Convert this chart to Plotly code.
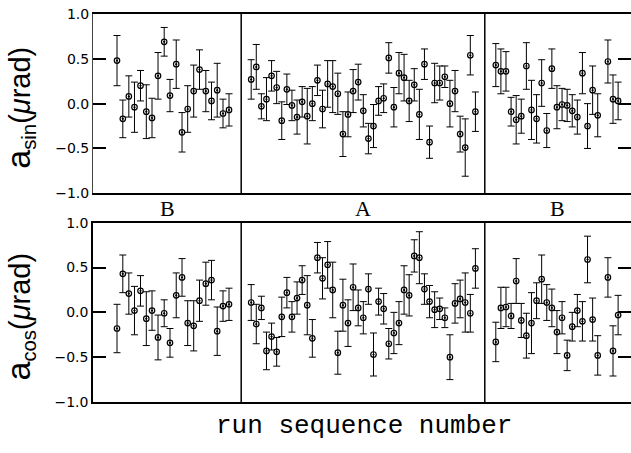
import plotly.graph_objects as go

# ---------------- data ----------------
groups = ["B", "A", "B"]
group_bounds = [29.04, 76.84]          # run numbers of the group dividers

run_B1 = [4.67, 5.81, 6.99, 8.10, 9.28, 10.42, 11.54, 12.72, 13.93, 15.07,
          16.29, 17.43, 18.54, 19.72, 20.86, 22.10, 23.21, 24.33, 25.47, 26.65]
run_A = [31, 32, 33, 34, 35, 36, 37, 38, 39, 40, 41, 42, 43, 44, 45,
         46, 47, 48, 49, 50, 51, 52, 53, 54, 55, 56, 57, 58, 59, 60,
         61, 62, 63, 64, 65, 66, 67, 68, 69, 70, 71, 72, 73, 74, 75]
run_B2 = [79, 80, 81, 82, 83, 84, 85, 86, 87, 88, 89, 90, 91, 92, 93,
          94, 95, 96, 97, 98, 99, 101, 102, 103]

sin_B1 = [0.48, -0.17, 0.08, -0.04, 0.20, -0.09, -0.16, 0.31, 0.69, 0.09,
          0.44, -0.32, -0.06, 0.14, 0.38, 0.14, 0.03, 0.15, -0.11, -0.07]
sin_B1_err = [0.28, 0.21, 0.23, 0.28, 0.17, 0.30, 0.22, 0.26, 0.16, 0.18,
              0.27, 0.22, 0.26, 0.29, 0.22, 0.23, 0.21, 0.30, 0.16, 0.18]
sin_A = [0.27, 0.41, -0.03, 0.05, 0.31, 0.18, -0.19, 0.16, -0.02, -0.15,
         0.02, -0.14, 0.00, 0.26, -0.06, 0.22, 0.19, 0.11, -0.34, -0.12,
         0.14, 0.24, -0.08, -0.39, -0.25, 0.03, 0.06, 0.51, -0.04, 0.34,
         0.29, 0.03, 0.21, -0.12, 0.44, -0.43, 0.23, 0.23, 0.30, 0.00,
         0.14, -0.34, -0.49, 0.54, -0.09]
sin_A_err = [0.22, 0.25, 0.14, 0.24, 0.17, 0.18, 0.21, 0.17, 0.17, 0.19,
             0.17, 0.31, 0.19, 0.17, 0.21, 0.26, 0.29, 0.23, 0.25, 0.25,
             0.24, 0.20, 0.18, 0.17, 0.24, 0.16, 0.16, 0.17, 0.22, 0.23,
             0.26, 0.23, 0.18, 0.28, 0.17, 0.18, 0.22, 0.19, 0.12, 0.26,
             0.23, 0.20, 0.32, 0.22, 0.22]
sin_B2 = [0.43, 0.36, 0.36, -0.09, -0.18, -0.14, 0.42, -0.07, -0.17, 0.23,
          -0.30, 0.39, -0.04, -0.01, -0.02, -0.08, -0.15, 0.34, -0.25, 0.15,
          -0.13, 0.47, 0.05, 0.03]
sin_B2_err = [0.24, 0.25, 0.22, 0.16, 0.27, 0.19, 0.26, 0.33, 0.27, 0.26,
              0.19, 0.22, 0.24, 0.18, 0.18, 0.18, 0.19, 0.23, 0.25, 0.27,
              0.24, 0.24, 0.27, 0.21]

cos_B1 = [-0.18, 0.43, 0.21, 0.02, 0.24, -0.07, 0.02, -0.28, -0.01, -0.34,
          0.19, 0.39, -0.12, -0.15, 0.13, 0.32, 0.36, -0.21, 0.07, 0.09]
cos_B1_err = [0.27, 0.21, 0.23, 0.27, 0.17, 0.30, 0.22, 0.25, 0.15, 0.16,
              0.25, 0.21, 0.25, 0.28, 0.23, 0.24, 0.22, 0.27, 0.17, 0.18]
cos_A = [0.11, -0.13, 0.05, -0.43, -0.27, -0.44, -0.05, 0.22, -0.05, 0.16,
         0.36, 0.08, -0.29, 0.61, 0.38, 0.53, 0.25, -0.45, 0.08, -0.12,
         0.28, 0.05, -0.06, 0.26, -0.47, 0.12, 0.04, -0.35, -0.23, -0.12,
         0.25, 0.19, 0.63, 0.61, 0.26, 0.12, 0.03, 0.04, -0.06, -0.50,
         0.10, 0.15, 0.11, -0.01, 0.49]
cos_A_err = [0.20, 0.22, 0.13, 0.21, 0.15, 0.16, 0.22, 0.17, 0.17, 0.18,
             0.16, 0.33, 0.21, 0.17, 0.23, 0.26, 0.31, 0.24, 0.29, 0.26,
             0.26, 0.20, 0.18, 0.17, 0.24, 0.15, 0.17, 0.17, 0.23, 0.24,
             0.27, 0.23, 0.18, 0.29, 0.17, 0.18, 0.20, 0.12, 0.11, 0.25,
             0.22, 0.21, 0.33, 0.21, 0.22]
cos_B2 = [-0.33, 0.05, 0.06, -0.04, 0.35, -0.09, -0.26, -0.12, 0.13, 0.37,
          0.11, 0.05, -0.22, -0.06, -0.48, -0.16, 0.02, -0.10, 0.59, -0.08,
          -0.48, 0.39, -0.43, -0.03]
cos_B2_err = [0.22, 0.23, 0.22, 0.14, 0.25, 0.19, 0.25, 0.34, 0.20, 0.27,
              0.20, 0.21, 0.24, 0.18, 0.17, 0.16, 0.18, 0.22, 0.26, 0.24,
              0.22, 0.22, 0.28, 0.22]

x_range = [-0.04, 105.53]
y_range = [-1.0, 1.0]

# ---------------- figure ----------------
INK = "black"
fig = go.Figure()

def add_series(xs, ys, es, xa, ya):
    fig.add_trace(go.Scatter(
        x=xs, y=ys, mode="markers", xaxis=xa, yaxis=ya, showlegend=False,
        marker=dict(symbol="circle-open-dot", size=5.5, color=INK,
                    line=dict(width=1.2, color=INK)),
        error_y=dict(type="data", array=es, visible=True, thickness=1,
                     width=3.5, color=INK),
    ))

for xs, ys, es in [(run_B1, sin_B1, sin_B1_err), (run_A, sin_A, sin_A_err),
                   (run_B2, sin_B2, sin_B2_err)]:
    add_series(xs, ys, es, "x", "y")
for xs, ys, es in [(run_B1, cos_B1, cos_B1_err), (run_A, cos_A, cos_A_err),
                   (run_B2, cos_B2, cos_B2_err)]:
    add_series(xs, ys, es, "x2", "y2")

xax = dict(range=x_range, showticklabels=False, gridcolor="white",
           zerolinecolor="white", showline=True, linewidth=1.5,
           linecolor=INK, mirror=True)

# top panel: y axis kept close to plotly defaults
yax_top = dict(range=y_range, dtick=0.5, tickformat=".1f",
               ticks="inside", ticklen=13, tickwidth=1.5, tickcolor="black",
               showline=True, mirror="ticks",
               gridcolor="white", zerolinecolor="white",
               tickfont=dict(family="DejaVu Sans", size=14, color=INK))
# bottom panel: same ticks, heavier black frame, grid switched off
yax_bot = dict(range=y_range, dtick=0.5, tickformat=".1f",
               ticks="inside", ticklen=13, tickwidth=1.5, tickcolor="black",
               showline=True, mirror="ticks", linewidth=1.5, linecolor=INK,
               showgrid=False, zeroline=False,
               tickfont=dict(family="DejaVu Sans", size=14, color=INK))

fig.update_layout(
    template="none",
    width=631, height=453,
    margin=dict(l=93, r=0, t=14, b=51),
    showlegend=False,
    xaxis=dict(**xax, domain=[0, 1], anchor="y"),
    yaxis=dict(**yax_top, domain=[0.538, 1.0], anchor="x"),
    xaxis2=dict(**xax, domain=[0, 1], anchor="y2"),
    yaxis2=dict(**yax_bot, domain=[0.0, 0.462], anchor="x2"),
)

# group dividers
for xr, yr in [("x", "y domain"), ("x2", "y2 domain")]:
    for b in group_bounds:
        fig.add_shape(type="line", xref=xr, yref=yr, x0=b, x1=b, y0=0, y1=1,
                      line=dict(color=INK, width=1.5))

# group labels between panels
edges = [x_range[0]] + group_bounds + [x_range[1]]
for i, g in enumerate(groups):
    fig.add_annotation(x=(edges[i] + edges[i + 1]) / 2, xref="x",
                       y=0.5, yref="paper", text=g, showarrow=False,
                       xanchor="center", yanchor="middle",
                       font=dict(family="Liberation Serif", size=22, color=INK))

# y-axis titles
for ytxt, sub in [(0.758, "sin"), (0.22, "cos")]:
    fig.add_annotation(
        x=-0.136, xref="paper", y=ytxt, yref="paper", showarrow=False,
        textangle=-90, xanchor="center", yanchor="middle",
        text=f"<span style='font-size:34px'>a</span><sub>{sub}</sub>(<i>μ</i>rad)",
        font=dict(family="Liberation Sans", size=29, color=INK))

# x-axis title
fig.add_annotation(x=0.503, xref="paper", y=-0.062, yref="paper",
                   showarrow=False, xanchor="center", yanchor="middle",
                   text="run sequence number",
                   font=dict(family="Liberation Mono", size=26, color=INK))

fig.write_html(
    "out.html",
    config={"displayModeBar": False},
    post_script="document.body.style.margin='0';",
)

● **Written task**: From the first line above through the line containing "group_bounds = [29.04, 76.84]", copy everything exactly, without the pictures.

● **Completed exercise**:
Convert this chart to Plotly code.
import plotly.graph_objects as go

# ---------------- data ----------------
groups = ["B", "A", "B"]
group_bounds = [29.04, 76.84]          # run numbers of the group dividers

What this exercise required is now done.